## START Data block

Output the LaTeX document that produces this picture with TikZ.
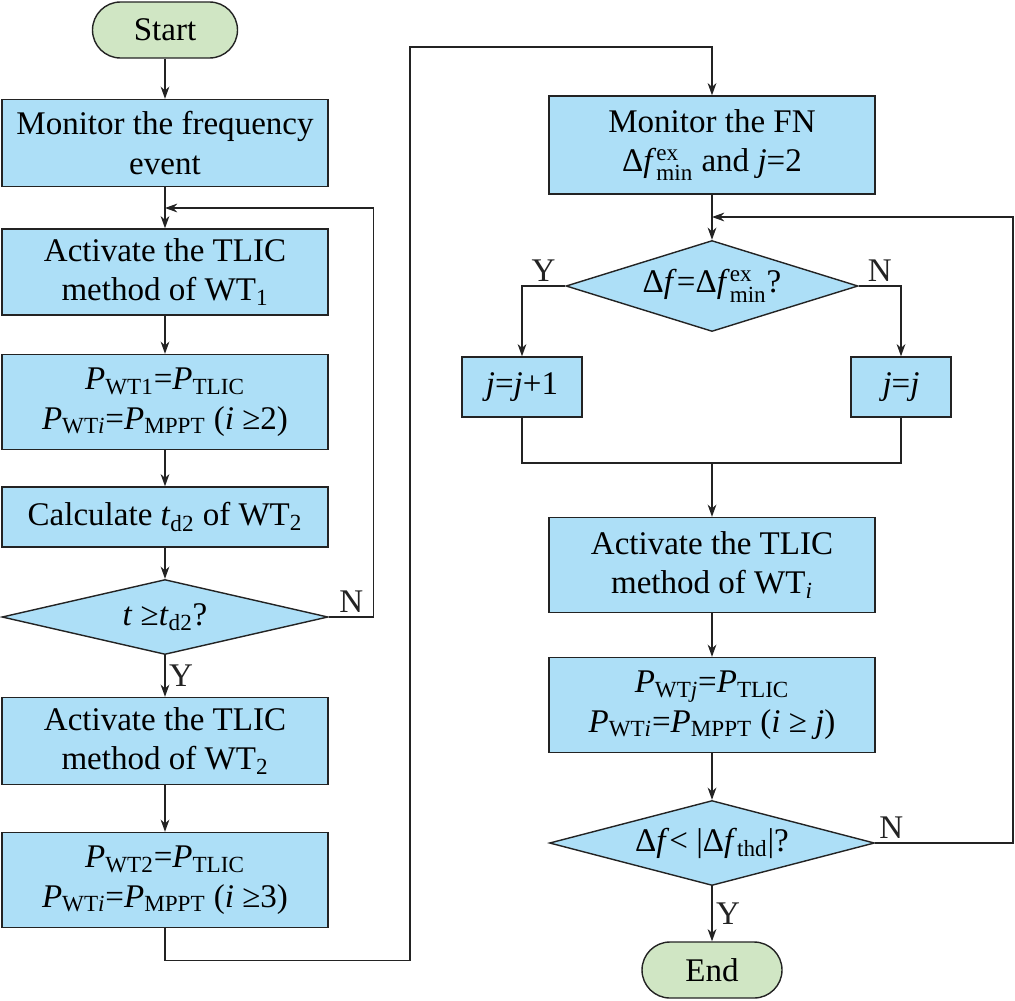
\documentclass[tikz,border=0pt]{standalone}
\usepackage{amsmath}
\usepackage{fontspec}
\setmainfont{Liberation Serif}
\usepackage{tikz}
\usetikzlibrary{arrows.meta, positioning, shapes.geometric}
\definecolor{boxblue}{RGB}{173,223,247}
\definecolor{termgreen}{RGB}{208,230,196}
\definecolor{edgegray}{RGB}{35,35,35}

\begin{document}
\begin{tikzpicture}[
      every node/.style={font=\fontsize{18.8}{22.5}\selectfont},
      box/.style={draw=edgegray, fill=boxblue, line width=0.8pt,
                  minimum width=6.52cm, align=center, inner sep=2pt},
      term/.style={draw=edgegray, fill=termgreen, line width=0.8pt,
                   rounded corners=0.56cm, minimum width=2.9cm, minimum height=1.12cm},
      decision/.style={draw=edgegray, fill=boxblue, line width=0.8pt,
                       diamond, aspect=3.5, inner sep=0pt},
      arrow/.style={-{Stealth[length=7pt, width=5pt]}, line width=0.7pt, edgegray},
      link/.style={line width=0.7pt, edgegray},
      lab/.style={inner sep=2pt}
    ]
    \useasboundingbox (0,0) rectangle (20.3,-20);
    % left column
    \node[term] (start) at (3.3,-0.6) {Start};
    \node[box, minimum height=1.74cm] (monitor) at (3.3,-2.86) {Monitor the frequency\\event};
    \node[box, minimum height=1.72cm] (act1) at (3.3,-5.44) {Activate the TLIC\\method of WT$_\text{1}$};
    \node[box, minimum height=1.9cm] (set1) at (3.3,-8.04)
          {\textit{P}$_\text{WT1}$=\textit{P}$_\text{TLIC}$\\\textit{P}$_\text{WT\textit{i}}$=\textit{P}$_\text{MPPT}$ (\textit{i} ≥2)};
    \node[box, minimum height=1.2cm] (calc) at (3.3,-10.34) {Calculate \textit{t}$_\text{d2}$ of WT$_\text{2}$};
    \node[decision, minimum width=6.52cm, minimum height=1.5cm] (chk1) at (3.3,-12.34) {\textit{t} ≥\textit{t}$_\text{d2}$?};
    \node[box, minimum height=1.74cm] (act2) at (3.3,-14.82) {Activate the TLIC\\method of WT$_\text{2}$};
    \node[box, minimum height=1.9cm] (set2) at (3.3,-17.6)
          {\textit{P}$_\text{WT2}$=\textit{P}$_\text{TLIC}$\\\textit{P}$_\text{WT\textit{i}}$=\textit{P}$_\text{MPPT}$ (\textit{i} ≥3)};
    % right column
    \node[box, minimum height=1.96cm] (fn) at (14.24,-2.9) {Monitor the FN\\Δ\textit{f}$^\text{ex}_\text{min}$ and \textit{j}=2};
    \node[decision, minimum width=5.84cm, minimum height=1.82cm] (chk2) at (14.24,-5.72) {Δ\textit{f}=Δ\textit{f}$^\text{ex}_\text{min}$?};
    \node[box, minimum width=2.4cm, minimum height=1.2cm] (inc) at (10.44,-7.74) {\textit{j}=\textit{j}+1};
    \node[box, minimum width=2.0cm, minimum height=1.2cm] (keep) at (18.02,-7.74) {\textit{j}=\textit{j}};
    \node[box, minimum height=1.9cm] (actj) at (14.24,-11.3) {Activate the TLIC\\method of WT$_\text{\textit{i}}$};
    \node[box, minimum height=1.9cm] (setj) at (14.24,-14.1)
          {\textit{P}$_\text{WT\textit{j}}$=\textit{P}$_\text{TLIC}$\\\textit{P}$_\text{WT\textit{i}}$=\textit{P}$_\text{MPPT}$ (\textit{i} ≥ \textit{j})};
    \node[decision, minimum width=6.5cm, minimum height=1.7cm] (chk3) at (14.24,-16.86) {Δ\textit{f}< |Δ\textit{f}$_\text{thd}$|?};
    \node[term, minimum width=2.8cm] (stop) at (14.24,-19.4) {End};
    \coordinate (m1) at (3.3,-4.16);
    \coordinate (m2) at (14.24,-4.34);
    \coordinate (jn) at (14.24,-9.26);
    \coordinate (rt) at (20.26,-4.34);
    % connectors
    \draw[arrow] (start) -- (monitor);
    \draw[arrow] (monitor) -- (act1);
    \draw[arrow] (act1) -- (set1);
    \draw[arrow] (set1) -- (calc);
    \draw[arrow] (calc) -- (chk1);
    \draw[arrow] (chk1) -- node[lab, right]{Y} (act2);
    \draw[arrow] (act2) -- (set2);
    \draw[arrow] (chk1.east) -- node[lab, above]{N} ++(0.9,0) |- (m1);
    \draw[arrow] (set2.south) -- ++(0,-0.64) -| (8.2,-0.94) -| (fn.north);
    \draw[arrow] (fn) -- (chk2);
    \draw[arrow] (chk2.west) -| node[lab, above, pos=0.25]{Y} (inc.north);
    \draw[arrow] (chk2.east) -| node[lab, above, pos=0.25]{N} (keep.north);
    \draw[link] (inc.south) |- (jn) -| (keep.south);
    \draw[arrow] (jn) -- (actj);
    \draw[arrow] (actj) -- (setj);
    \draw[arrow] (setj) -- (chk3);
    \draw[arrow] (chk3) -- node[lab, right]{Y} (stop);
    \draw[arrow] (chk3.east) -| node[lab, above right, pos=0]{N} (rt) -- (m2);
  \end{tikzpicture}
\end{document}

## END Data block

Omit the pictures and reproduce the listing exactly.

## Response to this exercise
Output the LaTeX document that produces this picture with TikZ.
\documentclass[tikz,border=0pt]{standalone}
\usepackage{amsmath}
\usepackage{fontspec}
\setmainfont{Liberation Serif}
\usepackage{tikz}
\usetikzlibrary{arrows.meta, positioning, shapes.geometric}
\definecolor{boxblue}{RGB}{173,223,247}
\definecolor{termgreen}{RGB}{208,230,196}
\definecolor{edgegray}{RGB}{35,35,35}

\begin{document}
\begin{tikzpicture}[
      every node/.style={font=\fontsize{18.8}{22.5}\selectfont},
      box/.style={draw=edgegray, fill=boxblue, line width=0.8pt,
                  minimum width=6.52cm, align=center, inner sep=2pt},
      term/.style={draw=edgegray, fill=termgreen, line width=0.8pt,
                   rounded corners=0.56cm, minimum width=2.9cm, minimum height=1.12cm},
      decision/.style={draw=edgegray, fill=boxblue, line width=0.8pt,
                       diamond, aspect=3.5, inner sep=0pt},
      arrow/.style={-{Stealth[length=7pt, width=5pt]}, line width=0.7pt, edgegray},
      link/.style={line width=0.7pt, edgegray},
      lab/.style={inner sep=2pt}
    ]
    \useasboundingbox (0,0) rectangle (20.3,-20);
    % left column
    \node[term] (start) at (3.3,-0.6) {Start};
    \node[box, minimum height=1.74cm] (monitor) at (3.3,-2.86) {Monitor the frequency\\event};
    \node[box, minimum height=1.72cm] (act1) at (3.3,-5.44) {Activate the TLIC\\method of WT$_\text{1}$};
    \node[box, minimum height=1.9cm] (set1) at (3.3,-8.04)
          {\textit{P}$_\text{WT1}$=\textit{P}$_\text{TLIC}$\\\textit{P}$_\text{WT\textit{i}}$=\textit{P}$_\text{MPPT}$ (\textit{i} ≥2)};
    \node[box, minimum height=1.2cm] (calc) at (3.3,-10.34) {Calculate \textit{t}$_\text{d2}$ of WT$_\text{2}$};
    \node[decision, minimum width=6.52cm, minimum height=1.5cm] (chk1) at (3.3,-12.34) {\textit{t} ≥\textit{t}$_\text{d2}$?};
    \node[box, minimum height=1.74cm] (act2) at (3.3,-14.82) {Activate the TLIC\\method of WT$_\text{2}$};
    \node[box, minimum height=1.9cm] (set2) at (3.3,-17.6)
          {\textit{P}$_\text{WT2}$=\textit{P}$_\text{TLIC}$\\\textit{P}$_\text{WT\textit{i}}$=\textit{P}$_\text{MPPT}$ (\textit{i} ≥3)};
    % right column
    \node[box, minimum height=1.96cm] (fn) at (14.24,-2.9) {Monitor the FN\\Δ\textit{f}$^\text{ex}_\text{min}$ and \textit{j}=2};
    \node[decision, minimum width=5.84cm, minimum height=1.82cm] (chk2) at (14.24,-5.72) {Δ\textit{f}=Δ\textit{f}$^\text{ex}_\text{min}$?};
    \node[box, minimum width=2.4cm, minimum height=1.2cm] (inc) at (10.44,-7.74) {\textit{j}=\textit{j}+1};
    \node[box, minimum width=2.0cm, minimum height=1.2cm] (keep) at (18.02,-7.74) {\textit{j}=\textit{j}};
    \node[box, minimum height=1.9cm] (actj) at (14.24,-11.3) {Activate the TLIC\\method of WT$_\text{\textit{i}}$};
    \node[box, minimum height=1.9cm] (setj) at (14.24,-14.1)
          {\textit{P}$_\text{WT\textit{j}}$=\textit{P}$_\text{TLIC}$\\\textit{P}$_\text{WT\textit{i}}$=\textit{P}$_\text{MPPT}$ (\textit{i} ≥ \textit{j})};
    \node[decision, minimum width=6.5cm, minimum height=1.7cm] (chk3) at (14.24,-16.86) {Δ\textit{f}< |Δ\textit{f}$_\text{thd}$|?};
    \node[term, minimum width=2.8cm] (stop) at (14.24,-19.4) {End};
    \coordinate (m1) at (3.3,-4.16);
    \coordinate (m2) at (14.24,-4.34);
    \coordinate (jn) at (14.24,-9.26);
    \coordinate (rt) at (20.26,-4.34);
    % connectors
    \draw[arrow] (start) -- (monitor);
    \draw[arrow] (monitor) -- (act1);
    \draw[arrow] (act1) -- (set1);
    \draw[arrow] (set1) -- (calc);
    \draw[arrow] (calc) -- (chk1);
    \draw[arrow] (chk1) -- node[lab, right]{Y} (act2);
    \draw[arrow] (act2) -- (set2);
    \draw[arrow] (chk1.east) -- node[lab, above]{N} ++(0.9,0) |- (m1);
    \draw[arrow] (set2.south) -- ++(0,-0.64) -| (8.2,-0.94) -| (fn.north);
    \draw[arrow] (fn) -- (chk2);
    \draw[arrow] (chk2.west) -| node[lab, above, pos=0.25]{Y} (inc.north);
    \draw[arrow] (chk2.east) -| node[lab, above, pos=0.25]{N} (keep.north);
    \draw[link] (inc.south) |- (jn) -| (keep.south);
    \draw[arrow] (jn) -- (actj);
    \draw[arrow] (actj) -- (setj);
    \draw[arrow] (setj) -- (chk3);
    \draw[arrow] (chk3) -- node[lab, right]{Y} (stop);
    \draw[arrow] (chk3.east) -| node[lab, above right, pos=0]{N} (rt) -- (m2);
  \end{tikzpicture}
\end{document}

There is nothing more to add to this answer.